Though traditional crimes of violence remain conspicuously rare in the national parks — only two murders and eight rapes were reported in all of the parks in 1970, a rather good record considering that 173 million persons came to visit — the Park Service has reacted to the hippie influx and the upsurge of minor crime, by increasing the personnel assigned to law enforcement. In some parks, such as Point Reyes, where the federal government shares jurisdiction with the state and county, local police agencies have been brought in. At Yosemite, the Park Service has hired every summer since 1969 at least two young undercover agents, usually criminology students at Fresno State or San Jose State, who dress as hippies and whose special responsibility is to look for drug violators. For holiday weekends and other emergencies, the Park Service’s own police force, which works mostly in the Washington, DC area, has trained a new, highly mobile 40-man unit, somewhat akin to the Marines, that can fly to any trouble spot in the country within hours.
The primary burden of stepped-up enforcement falls upon the Park Rangers, whose well-known uniform, alas, has come to symbolize not only the helpful naturalist, but also the punitive power of the state. Rangers in many parks now carry handcuffs, .38 caliber revolvers and spray cans of MACE. By the end of 1973, all will have undergone a four-month training program in police techniques at the Park Police academy in Washington. To provide additional on-the-job training and technical assistance, the Park Police and the FBI have sent officers to many of the major parks this summer.
FOR THE MOST part, Rangers are friendly toward citizens whom they stop in the parks. Usually, unless a public commotion has occurred, they will tell an unclad sunbather to get covered, or an unauthorized camper to move on, or, less often, a pot-smoking youth to desist. Yet their presence in the wilderness as law enforcers disturbs the sense of ease and tranquility that is the essence of the national parks’ attraction.
At Point Reyes, Rangers have been sighted behind sand dunes, searching through binoculars for people smoking marijuana. The Head Ranger, Philip Ward, justifies such surveillance with the comment that “these people are in a public place in the first place; it’s not as if we were going into their homes.” Once, on a moonlit night, while I was walking with a female friend along the road that passes my ranch, two armed Rangers on patrol stopped to ask who I was and where I was going. I answered satisfactorily and they departed speedily and apologetically, but I couldn’t help thinking that there are fewer and fewer places in America where a man can retreat — where he can walk under the stars, seeking whatever he seeks, without being watched or interrogated by a government official.
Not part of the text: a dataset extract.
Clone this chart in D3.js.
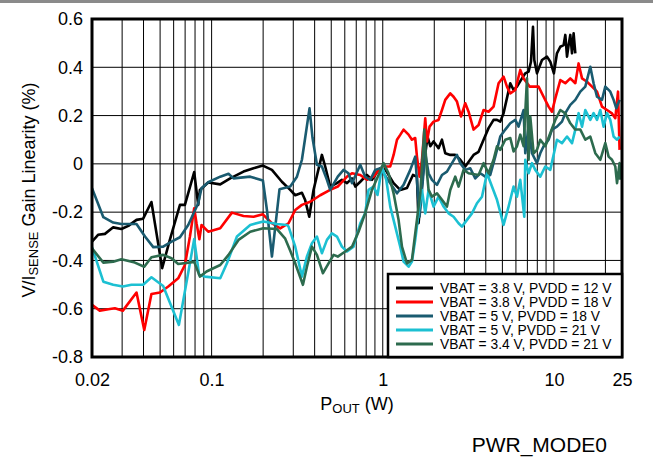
<!DOCTYPE html>
<html><head><meta charset="utf-8">
<script src="https://cdn.jsdelivr.net/npm/d3@7/dist/d3.min.js"></script>
<style>
body{margin:0;background:#fff;}
svg{display:block;font-family:"Liberation Sans",Arial,sans-serif;}
</style></head>
<body><svg id="c" width="653" height="465"></svg>
<script>
const xTicks = [0.02, 0.1, 1, 10, 25];
const yTicks = [-0.8, -0.6, -0.4, -0.2, 0, 0.2, 0.4, 0.6];
const xGrid = [0.03,0.04,0.05,0.06,0.07,0.08,0.09,0.1,0.2,0.3,0.4,0.5,0.6,0.7,0.8,0.9,1,2,3,4,5,6,7,8,9,10,20];
const seriesNames = ["VBAT = 3.8 V, PVDD = 12 V","VBAT = 3.8 V, PVDD = 18 V","VBAT = 5 V, PVDD = 18 V","VBAT = 5 V, PVDD = 21 V","VBAT = 3.4 V, PVDD = 21 V"];
const seriesColors = ["#000000","#ff0000","#1a5b70","#1cc0d2","#2d6b4e"];

const blackData = [[0.02,-0.322],[0.0217,-0.294],[0.0238,-0.29],[0.0266,-0.263],[0.0297,-0.27],[0.0326,-0.257],[0.0364,-0.232],[0.0398,-0.227],[0.0445,-0.158],[0.0514,-0.432],[0.057,-0.315],[0.0653,-0.17],[0.0698,-0.17],[0.0791,-0.034],[0.0835,-0.17],[0.0854,-0.108],[0.0955,-0.077],[0.1123,-0.085],[0.1284,-0.06],[0.1536,-0.032],[0.1758,-0.018],[0.1994,-0.007],[0.2251,-0.025],[0.2574,-0.074],[0.288,-0.108],[0.308,-0.13],[0.337,-0.12],[0.352,-0.15],[0.372,-0.219],[0.394,-0.108],[0.441,0.037],[0.461,-0.011],[0.493,-0.094],[0.54,-0.08],[0.577,-0.066],[0.618,-0.08],[0.661,-0.06],[0.691,-0.094],[0.739,-0.074],[0.808,-0.046],[0.865,-0.066],[0.945,-0.025],[1.011,-0.011],[1.081,-0.046],[1.157,-0.08],[1.265,-0.108],[1.385,-0.1],[1.501,-0.046],[1.584,-0.053],[1.619,-0.246],[1.732,-0.011],[1.827,0.113],[1.895,0.073],[1.981,0.093],[2.119,0.065],[2.218,0.1],[2.318,0.044],[2.48,0.037],[2.652,0.037],[2.837,0.017],[3.035,-0.011],[3.393,0.037],[3.63,0.05],[3.883,0.1],[4.152,0.148],[4.441,0.182],[4.65,0.182],[4.86,0.175],[5.081,0.21],[5.56,0.334],[5.813,0.306],[6.086,0.32],[6.51,0.354],[6.804,0.375],[7.114,0.382],[7.346,0.423],[7.548,0.568],[7.68,0.43],[7.965,0.375],[8.52,0.43],[9.113,0.444],[9.524,0.423],[10.0,0.375],[10.42,0.458],[10.9,0.485],[11.4,0.492],[11.66,0.534],[11.93,0.444],[12.19,0.492],[12.47,0.534],[12.76,0.458],[13.04,0.541],[13.34,0.458]];

const redData = [[0.02,-0.584],[0.0222,-0.608],[0.0249,-0.602],[0.0272,-0.598],[0.0303,-0.608],[0.0364,-0.533],[0.0404,-0.688],[0.0445,-0.539],[0.0499,-0.533],[0.0558,-0.508],[0.0638,-0.474],[0.0698,-0.419],[0.0747,-0.301],[0.0791,-0.184],[0.0816,-0.246],[0.0848,-0.312],[0.0873,-0.253],[0.0955,-0.281],[0.1123,-0.267],[0.1314,-0.202],[0.1536,-0.216],[0.1758,-0.219],[0.1994,-0.209],[0.2251,-0.246],[0.2517,-0.267],[0.2815,-0.246],[0.308,-0.191],[0.337,-0.17],[0.377,-0.157],[0.4312,-0.13],[0.493,-0.108],[0.5459,-0.094],[0.618,-0.053],[0.661,-0.039],[0.739,-0.046],[0.808,-0.066],[0.8835,-0.053],[0.967,-0.018],[1.034,-0.011],[1.106,-0.011],[1.157,0.037],[1.211,0.1],[1.265,0.12],[1.323,0.142],[1.415,0.121],[1.481,0.1],[1.548,0.107],[1.584,0.03],[1.641,-0.053],[1.695,0.017],[1.771,0.189],[1.813,0.093],[1.877,0.154],[1.981,0.175],[2.119,0.182],[2.218,0.223],[2.318,0.265],[2.48,0.292],[2.593,0.278],[2.714,0.258],[2.864,0.196],[3.035,0.251],[3.173,0.216],[3.393,0.142],[3.63,0.161],[3.883,0.223],[4.152,0.216],[4.248,0.223],[4.441,0.237],[4.751,0.334],[5.081,0.361],[5.319,0.32],[5.56,0.292],[5.947,0.306],[6.361,0.389],[6.651,0.354],[7.211,0.32],[7.61,0.32],[8.138,0.32],[8.705,0.278],[9.31,0.237],[9.746,0.216],[10.19,0.271],[10.9,0.347],[11.66,0.334],[12.47,0.354],[13.34,0.334],[13.94,0.416],[14.6,0.354],[15.61,0.34],[16.7,0.32],[17.86,0.299],[19.1,0.237],[20.43,0.223],[21.85,0.209],[22.85,0.189],[23.7,0.299],[24.2,0.058]];

const tealData = [[0.02,-0.101],[0.0233,-0.221],[0.0266,-0.243],[0.0297,-0.249],[0.0364,-0.249],[0.0408,-0.301],[0.0456,-0.345],[0.0521,-0.343],[0.0583,-0.322],[0.0653,-0.304],[0.073,-0.253],[0.0835,-0.163],[0.0873,-0.101],[0.0955,-0.076],[0.1123,-0.053],[0.1255,-0.041],[0.1343,-0.06],[0.1681,-0.053],[0.1994,-0.069],[0.2105,-0.191],[0.2251,-0.384],[0.2493,-0.105],[0.288,-0.094],[0.3152,-0.053],[0.337,0.017],[0.352,0.107],[0.3733,0.23],[0.3888,0.107],[0.4125,-0.004],[0.441,-0.011],[0.4719,-0.066],[0.493,-0.108],[0.5459,-0.053],[0.59,-0.025],[0.63,-0.039],[0.661,-0.08],[0.739,-0.004],[0.789,-0.053],[0.8456,-0.066],[0.904,-0.025],[0.967,-0.018],[1.106,-0.08],[1.211,-0.122],[1.323,-0.087],[1.448,-0.025],[1.548,0.03],[1.641,-0.219],[1.695,-0.108],[1.771,0.044],[1.852,-0.039],[1.939,-0.066],[2.074,-0.087],[2.218,-0.046],[2.372,-0.032],[2.538,0.003],[2.714,0.037],[2.837,0.003],[3.035,-0.025],[3.246,-0.018],[3.471,-0.06],[3.713,-0.039],[3.972,-0.053],[4.248,-0.046],[4.543,0.03],[4.86,0.113],[5.198,0.142],[5.56,0.168],[5.947,0.182],[6.218,0.154],[6.651,0.223],[6.804,0.044],[7.114,0.154],[7.447,0.044],[7.965,0.003],[8.325,0.044],[8.705,0.073],[9.31,0.1],[9.746,0.142],[10.42,0.154],[11.15,0.175],[11.66,0.21],[12.47,0.244],[13.34,0.265],[14.27,0.299],[15.26,0.32],[16.32,0.402],[17.06,0.334],[17.86,0.278],[19.1,0.265],[19.97,0.32],[21.36,0.299],[22.33,0.265],[23.16,0.23],[24.2,0.265]];

const cyanData = [[0.02,-0.345],[0.0233,-0.488],[0.0266,-0.501],[0.0303,-0.508],[0.034,-0.501],[0.0398,-0.501],[0.0445,-0.47],[0.0521,-0.506],[0.0644,-0.667],[0.0791,-0.312],[0.0845,-0.46],[0.0914,-0.467],[0.1123,-0.474],[0.1229,-0.412],[0.1406,-0.301],[0.1681,-0.253],[0.2005,-0.239],[0.2408,-0.249],[0.2755,-0.253],[0.2815,-0.26],[0.308,-0.343],[0.337,-0.467],[0.3605,-0.384],[0.3856,-0.329],[0.4125,-0.301],[0.441,-0.37],[0.4719,-0.315],[0.5047,-0.288],[0.54,-0.301],[0.577,-0.343],[0.618,-0.363],[0.6751,-0.343],[0.739,-0.246],[0.789,-0.205],[0.826,-0.108],[0.8835,-0.094],[0.932,-0.129],[0.989,-0.011],[1.048,-0.066],[1.106,-0.177],[1.183,-0.26],[1.265,-0.343],[1.323,-0.405],[1.415,-0.426],[1.481,-0.405],[1.548,-0.315],[1.619,-0.205],[1.695,-0.108],[1.771,-0.205],[1.852,-0.108],[1.981,-0.177],[2.119,-0.136],[2.266,-0.177],[2.424,-0.205],[2.593,-0.219],[2.773,-0.246],[2.903,-0.26],[3.105,-0.232],[3.321,-0.205],[3.552,-0.163],[3.8,-0.136],[4.064,-0.039],[4.347,-0.094],[4.65,-0.149],[4.86,-0.2],[5.081,-0.253],[5.435,-0.177],[5.813,-0.094],[6.086,-0.136],[6.361,-0.066],[6.713,-0.219],[6.804,0.017],[7.114,-0.039],[7.447,0.003],[7.784,-0.025],[8.325,-0.053],[8.905,-0.011],[9.524,-0.025],[10.42,0.1],[11.15,0.086],[11.93,0.113],[12.76,0.086],[13.34,0.142],[13.94,0.21],[14.6,0.154],[15.26,0.223],[16.32,0.182],[17.06,0.21],[17.86,0.182],[18.67,0.223],[19.52,0.154],[20.43,0.21],[21.36,0.182],[22.33,0.113],[23.38,0.1],[24.2,0.113]];

const greenData = [[0.02,-0.35],[0.0233,-0.409],[0.0266,-0.405],[0.0297,-0.395],[0.0356,-0.409],[0.0404,-0.426],[0.0445,-0.387],[0.0521,-0.377],[0.0583,-0.391],[0.0638,-0.415],[0.0791,-0.406],[0.0854,-0.467],[0.0934,-0.446],[0.1123,-0.419],[0.1255,-0.377],[0.1436,-0.315],[0.1681,-0.281],[0.2005,-0.267],[0.2408,-0.27],[0.2692,-0.31],[0.288,-0.36],[0.308,-0.412],[0.3416,-0.501],[0.3605,-0.426],[0.3856,-0.343],[0.4125,-0.377],[0.4472,-0.453],[0.4823,-0.412],[0.5159,-0.377],[0.5459,-0.384],[0.6038,-0.363],[0.661,-0.343],[0.722,-0.281],[0.789,-0.205],[0.865,-0.108],[0.945,-0.046],[1.011,0.003],[1.081,-0.039],[1.157,-0.122],[1.237,-0.232],[1.295,-0.343],[1.385,-0.412],[1.481,-0.398],[1.548,-0.288],[1.657,-0.122],[1.749,0.142],[1.813,-0.039],[1.852,-0.108],[1.939,-0.136],[2.074,-0.122],[2.218,-0.149],[2.372,-0.177],[2.48,-0.108],[2.652,-0.053],[2.773,-0.094],[2.966,-0.025],[3.173,-0.039],[3.63,-0.046],[3.883,0.003],[4.152,-0.039],[4.441,0.017],[4.65,0.073],[4.86,0.058],[5.198,0.1],[5.56,0.107],[5.813,0.051],[6.086,0.073],[6.361,0.121],[6.651,0.073],[6.963,0.354],[7.114,0.017],[7.277,0.196],[7.61,0.044],[7.965,0.058],[8.325,0.1],[8.905,0.073],[9.524,0.127],[10.19,0.182],[10.9,0.223],[11.66,0.209],[12.47,0.168],[13.34,0.142],[14.27,0.142],[15.26,0.1],[16.32,0.113],[17.46,0.044],[18.67,0.017],[19.97,0.086],[20.88,0.03],[21.85,0.017],[22.85,-0.011],[23.38,-0.08],[24.2,0.003],[24.4,-0.066]];

const allSeries = [blackData, redData, tealData, cyanData, greenData];

const svg = d3.select("#c");
const L = 92, R = 622, T = 19, B = 357;
const x = d3.scaleLog().domain([0.02, 25]).range([L, R]);
const y = d3.scaleLinear().domain([-0.8, 0.6]).range([B, T]);

// top gray rule
svg.append("rect").attr("x",0).attr("y",0).attr("width",653).attr("height",3).attr("fill","#8a8a8a");

// grid
const g = svg.append("g");
g.selectAll("line.vg").data(xGrid).join("line")
  .attr("x1", d=>x(d)).attr("x2", d=>x(d)).attr("y1", T).attr("y2", B)
  .attr("stroke","#000").attr("stroke-width",1);
g.selectAll("line.hg").data(yTicks.slice(1,-1)).join("line")
  .attr("x1", L).attr("x2", R).attr("y1", d=>y(d)).attr("y2", d=>y(d))
  .attr("stroke","#000").attr("stroke-width",1);

// series
svg.append("clipPath").attr("id","pc").append("rect")
  .attr("x",L).attr("y",T).attr("width",R-L).attr("height",B-T);
const line = d3.line().x(d=>x(d[0])).y(d=>y(d[1]));
const sg = svg.append("g").attr("clip-path","url(#pc)");
allSeries.forEach((s,i)=>{
  sg.append("path").datum(s).attr("d", line).attr("fill","none")
    .attr("stroke", seriesColors[i]).attr("stroke-width",2.6)
    .attr("stroke-linejoin","round");
});

// frame
svg.append("rect").attr("x",L).attr("y",T).attr("width",R-L).attr("height",B-T)
  .attr("fill","none").attr("stroke","#000").attr("stroke-width",3);

// axes (labels only)
const fmt = d => d===0 ? "0" : String(d);
const ya = svg.append("g").attr("transform",`translate(${L},0)`)
  .call(d3.axisLeft(y).tickValues(yTicks).tickSize(0).tickPadding(9).tickFormat(fmt));
ya.select(".domain").remove();
ya.selectAll("text").attr("font-size",18).attr("font-family","Liberation Sans, Arial, sans-serif").attr("fill","#000");
const xa = svg.append("g").attr("transform",`translate(0,${B})`)
  .call(d3.axisBottom(x).tickValues(xTicks).tickSize(0).tickPadding(16).tickFormat(d=>String(d)));
xa.select(".domain").remove();
xa.selectAll("text").attr("font-size",18).attr("font-family","Liberation Sans, Arial, sans-serif").attr("fill","#000");

// axis titles
const xt = svg.append("text").attr("x",357).attr("y",410).attr("text-anchor","middle").attr("font-size",18);
xt.append("tspan").text("P");
xt.append("tspan").attr("font-size",13).attr("dy",3).text("OUT");
xt.append("tspan").attr("dy",-3).text(" (W)");

const yt = svg.append("text").attr("transform","translate(35,190) rotate(-90)").attr("text-anchor","middle").attr("font-size",18);
yt.append("tspan").text("V/I");
yt.append("tspan").attr("font-size",13).attr("dy",3).text("SENSE");
yt.append("tspan").attr("dy",-3).text(" Gain Linearity (%)");

// legend
const lg = svg.append("g");
lg.append("rect").attr("x",388).attr("y",274).attr("width",234).attr("height",83)
  .attr("fill","#fff").attr("stroke","#000").attr("stroke-width",2.5);
seriesNames.forEach((n,i)=>{
  const yy = 288 + i*14;
  lg.append("line").attr("x1",396).attr("x2",433).attr("y1",yy).attr("y2",yy)
    .attr("stroke",seriesColors[i]).attr("stroke-width",3);
  lg.append("text").attr("x",440).attr("y",yy+5).attr("font-size",13.8).text(n);
});

svg.append("text").attr("x",607).attr("y",452).attr("text-anchor","end").attr("font-size",21).text("PWR_MODE0");
</script></body></html>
Perhaps all this is too pessimistic. The national parks are vast, still beautiful, and by contrast to cities or suburbs, subject to very little police surveillance. Yet it takes only a small increase in police visibility to create the feeling that it is Big Brother, rather than Smokey the Bear, who guards the unspoiled lands.
The saddest part is that no one wants it this way. The Park Service, I believe, realizes that more police cannot significantly reduce the kinds of violations that occur in the parks, and it has no desire to spawn a national police force. Yet, inexorably, this seems to be what is happening. The pressures and overcrowding of the cities drive more and more people to the outdoors. At the same time, the amount of wilderness that is not institutionalized, that is not the responsibility of some federal or state agency, is steadily diminishing. As more people flow onto a limited number of government enclaves, the escape that they seek is increasingly hard to find. The same social tensions that drove them from the cities begin to reappear in the parks. The government then feels obliged not only to protect these urban emigrés from one another, but to protect the public parklands from all of them.
Only two things can reverse this trend: more livable cities surrounded by more open space, and a more tolerant attitude toward forms of behavior that are, for the present, technically illegal but do not interfere with the rights or property of others.